In un determinato immaginario erotico maschile esiste ancora il concetto di “donna preda” a cui è associata la volontà di doverla “salvare”. In questo tipo di narrazione è quindi prevista la possibilità di correggere la propria compagna, difendere l’onore maschile, mantenere il controllo, conquistare e possedere. La forza, il possesso, la manipolazione psicologica diventano quindi armi per mantenere il controllo. Inoltre, oggi, gli autori delle violenze si raccontano spesso come vittime: quante volte abbiamo sentito la frase “perché non parliamo di maschicidi?”. Si tratta di vittimismo dei dominanti in quanto il cambiamento va a minacciare, in qualche modo, l’ordine sociale, gli uomini e la loro identità.
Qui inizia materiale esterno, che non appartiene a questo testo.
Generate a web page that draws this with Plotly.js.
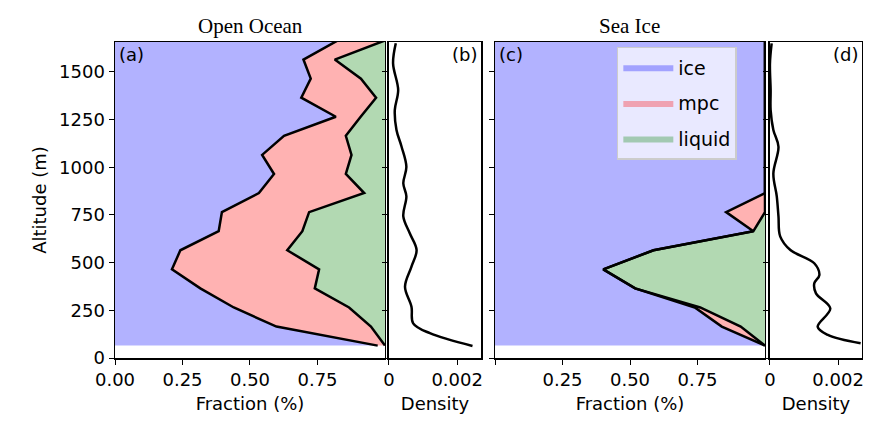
<!DOCTYPE html>
<html>
<head>
<meta charset="utf-8">
<script src="https://cdn.plot.ly/plotly-3.0.1.min.js"></script>
<style>body{margin:0;background:#fff}#chart{width:870px;height:426px}</style>
</head>
<body>
<div id="chart"></div>
<script>
// altitude levels (m)
const alt = [65,165,265,365,465,565,665,765,865,965,1065,1165,1265,1365,1465,1565,1665];

// Open ocean: cumulative fractions
const ooIce    = [0.973,0.598,0.44,0.316,0.211,0.242,0.384,0.396,0.533,0.589,0.545,0.626,0.818,0.69,0.725,0.698,0.825];
const ooIceMpc = [1.0,0.948,0.867,0.74,0.756,0.638,0.694,0.719,0.923,0.855,0.876,0.855,0.91,0.967,0.911,0.814,1.0];

// Sea ice: cumulative fractions
const siIce    = [1.0,0.84,0.74,0.519,0.401,0.587,0.957,0.856,1.0,1,1,1,1,1,1,1,1];
const siIceMpc = [1.0,0.91,0.76,0.519,0.401,0.587,0.957,1.0,1.0,1,1,1,1,1,1,1,1];

// density profiles
const ooDensAlt = [63,130,182,269,374,479,566,654,743,848,916,1003,1108,1196,1300,1405,1545,1650];
const ooDens    = [0.00245,0.0012,0.00071,0.00066,0.00047,0.00066,0.00081,0.00061,0.00042,0.00051,0.00042,0.00051,0.00037,0.00022,0.00017,0.00027,0.00012,0.0002];
const siDensAlt = [77,121,164,260,339,392,435,497,566,638,743,848,968,1108,1196,1300,1405,1545,1650];
const siDens    = [0.00266,0.0017,0.0014,0.00177,0.00135,0.0013,0.00145,0.0013,0.0006,0.0003,0.00025,0.0002,0.0001,0.00025,0.0001,0.00002,0.00002,0.0,0.00005];

const ones = alt.map(() => 1);
const C_ICE = 'rgba(0,0,255,0.3)', C_MPC = 'rgba(255,0,0,0.3)', C_LIQ = 'rgba(0,128,0,0.3)';

function panel(xa, ya, ice, iceMpc, legend) {
  const base = { y: alt, xaxis: xa, yaxis: ya, type: 'scatter', mode: 'lines', hoverinfo: 'skip' };
  return [
    Object.assign({}, base, { x: ice, fill: 'tozerox', fillcolor: C_ICE, line: { width: 0 }, name: 'ice', showlegend: legend, legendgroup: 'ice' }),
    Object.assign({}, base, { x: iceMpc, fill: 'tonextx', fillcolor: C_MPC, line: { width: 0 }, name: 'mpc', showlegend: legend, legendgroup: 'mpc' }),
    Object.assign({}, base, { x: ones, fill: 'tonextx', fillcolor: C_LIQ, line: { width: 0 }, name: 'liquid', showlegend: legend, legendgroup: 'liq' }),
  ];
}
function outline(xa, ya, xs) {
  return { x: xs, y: alt, xaxis: xa, yaxis: ya, type: 'scatter', mode: 'lines', line: { color: 'black', width: 2.5 }, showlegend: false, hoverinfo: 'skip' };
}

const traces = [
  ...panel('x', 'y', ooIce, ooIceMpc, false),
  ...panel('x3', 'y3', siIce, siIceMpc, true),
  outline('x', 'y', ooIce), outline('x', 'y', ooIceMpc),
  outline('x3', 'y3', siIce), outline('x3', 'y3', siIceMpc),
  { x: ooDens, y: ooDensAlt, xaxis: 'x2', yaxis: 'y2', type: 'scatter', mode: 'lines', line: { color: 'black', width: 2.5, shape: 'spline' }, showlegend: false },
  { x: siDens, y: siDensAlt, xaxis: 'x4', yaxis: 'y4', type: 'scatter', mode: 'lines', line: { color: 'black', width: 2.5, shape: 'spline' }, showlegend: false },
];

const tf = { family: 'DejaVu Sans', size: 18, color: 'black' };
function ax(dom, range, extra) {
  return Object.assign({ domain: dom, range: range, showline: true, mirror: true, linecolor: 'black', linewidth: 1.5,
    ticks: 'outside', ticklen: 5, tickcolor: 'black', showgrid: false, zeroline: false, tickfont: tf }, extra);
}
const yr = [0, 1657];
const yd = [0.1596, 0.9014];
const yt = [0, 250, 500, 750, 1000, 1250, 1500];
const layout = {
  width: 870, height: 426,
  margin: { l: 0, r: 0, t: 0, b: 0 },
  paper_bgcolor: 'white', plot_bgcolor: 'white',
  xaxis:  ax([0.1322, 0.4425], [0, 1], { anchor: 'y', tickvals: [0, 0.25, 0.5, 0.75], ticktext: ['0.00', '0.25', '0.50', '0.75'], title: { text: 'Fraction (%)', font: tf, standoff: 8 } }),
  xaxis2: ax([0.4471, 0.5529], [0, 0.0027], { anchor: 'y2', tickvals: [0, 0.002], ticktext: ['0', '0.002'], title: { text: 'Density', font: tf, standoff: 8 } }),
  xaxis3: ax([0.569, 0.8793], [0, 1], { anchor: 'y3', tickvals: [0, 0.25, 0.5, 0.75], ticktext: ['', '0.25', '0.50', '0.75'], title: { text: 'Fraction (%)', font: tf, standoff: 8 } }),
  xaxis4: ax([0.885, 0.9908], [0, 0.0027], { anchor: 'y4', tickvals: [0, 0.002], ticktext: ['0', '0.002'], title: { text: 'Density', font: tf, standoff: 8 } }),
  yaxis:  ax(yd, yr, { anchor: 'x', tickvals: yt, title: { text: 'Altitude (m)', font: tf, standoff: 8 } }),
  yaxis2: ax(yd, yr, { anchor: 'x2', tickvals: yt, showticklabels: false }),
  yaxis3: ax(yd, yr, { anchor: 'x3', tickvals: yt, showticklabels: false }),
  yaxis4: ax(yd, yr, { anchor: 'x4', tickvals: yt, showticklabels: false }),
  legend: { x: 0.709, y: 0.89, xanchor: 'left', yanchor: 'top', bgcolor: 'rgba(242,242,255,0.85)', bordercolor: '#cccccc', borderwidth: 1.5,
    font: { family: 'DejaVu Sans', size: 19, color: 'black' }, tracegroupgap: 8, itemwidth: 50 },
  annotations: [
    { text: 'Open Ocean', xref: 'paper', yref: 'paper', x: 0.2874, y: 0.905, xanchor: 'center', yanchor: 'bottom', showarrow: false, font: { family: 'Liberation Serif', size: 21, color: 'black' } },
    { text: 'Sea Ice', xref: 'paper', yref: 'paper', x: 0.7241, y: 0.905, xanchor: 'center', yanchor: 'bottom', showarrow: false, font: { family: 'Liberation Serif', size: 21, color: 'black' } },
    { text: '(a)', xref: 'paper', yref: 'paper', x: 0.1345, y: 0.902, xanchor: 'left', yanchor: 'top', showarrow: false, font: tf },
    { text: '(b)', xref: 'paper', yref: 'paper', x: 0.551, y: 0.902, xanchor: 'right', yanchor: 'top', showarrow: false, font: tf },
    { text: '(c)', xref: 'paper', yref: 'paper', x: 0.5713, y: 0.902, xanchor: 'left', yanchor: 'top', showarrow: false, font: tf },
    { text: '(d)', xref: 'paper', yref: 'paper', x: 0.989, y: 0.902, xanchor: 'right', yanchor: 'top', showarrow: false, font: tf },
  ],
};
Plotly.newPlot('chart', traces, layout, { displayModeBar: false, staticPlot: true });
</script>
</body>
</html>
È così che nasce l’idea del complotto anti-maschile o della dittatura del politicamente corretto. Il liberamente trasgressivo, anche se offensivo verso il sesso femminile, passa come elemento di rottura mentre chi richiama all’ordine come il moralista di turno. Tuttavia, Gino Cecchettin spezza questa catena mettendosi in gioco, cambiando il proprio modo di essere padre e aprendosi all’ascolto attivo. L’unico modo per costruire è, infatti, decostruire. 

La Prof.ssa Anna Maria Speranza, Direttrice del Dipartimento di Psicologia Dinamica, Clinica e Salute della Sapienza, introduce invece il tema della psicoterapia e del fondamentale ruolo del counseling nei centri anti-violenza e nelle istituzioni. Il counseling, ovviamente, aumenta la consapevolezza delle persone di ciò che stanno subendo e ciò che vivono. Siamo abituati a considerare solo gli esiti della violenza, ovvero i femminicidi, ma vi è tutta un’altra parte che comprende il vissuto quotidiano e altre forme di violenza invisibili. 

Spaventoso è inoltre il fenomeno della teen violence, ovvero gli atteggiamenti di violenza che si manifestano tra ragazzi adolescenti. Riguardano una varietà di comportamenti che vanno dall’abuso fisico e sessuale a forme di violenza psicologica ed emotiva. Una percentuale di ragazze accetta rapporti sessuali non desiderandoli, per accontentare il desiderio dell’altro. Queste forme, meno visibili, di violenza non solo anticipano qualcosa di più grave ma divengono fonte di forte sofferenza. Un’indagine di federazione Libellula, network di aziende unite contro la violenza sulle donne, ha chiesto a un gruppo molto ampio di adolescenti che cosa ne pensassero rispetto a una serie di dinamiche di relazione. Ebbene, molti di loro ritengono opportuno geolocalizzare il partner, sapere con chi è quando è fuori, controllare i profili, scegliere i vestiti del partner. Gelosia e attenzioni morbose, anche tra i più piccoli, sono quindi considerate manifestazioni di interesse. Risulta dunque necessario agire per evitare la normalizzazione di tali comportamenti. 

Conclude l’evento la Prof.ssa Annamaria Giannini, Direttrice del Dipartimento Psicologia della Sapienza, soffermandosi sul tema della formazione delle forze dell’ordine, in particolare ricordando come la criminologia si sia sempre occupata dell’autore e poco della vittima, e come, gradualmente, si sia arrivati anche al riconoscimento dei bisogni di quest’ultima. 

Affrontando le varie dimensioni del fenomeno della violenza di genere appare evidente quanto sia necessario creare occasioni e luoghi di incontro simili.  

Sentire, per poter empatizzare, e sapere per poter avere piena consapevolezza delle nostre azioni.                                                                                                                    

di Martina Benedetti – Master SPG


[1] Il manifesto di Venezia è il manifesto delle giornaliste e dei giornalisti per il rispetto della parità di genere nell’informazione contro ogni forma di violenza e discriminazione attraverso parole e immagini.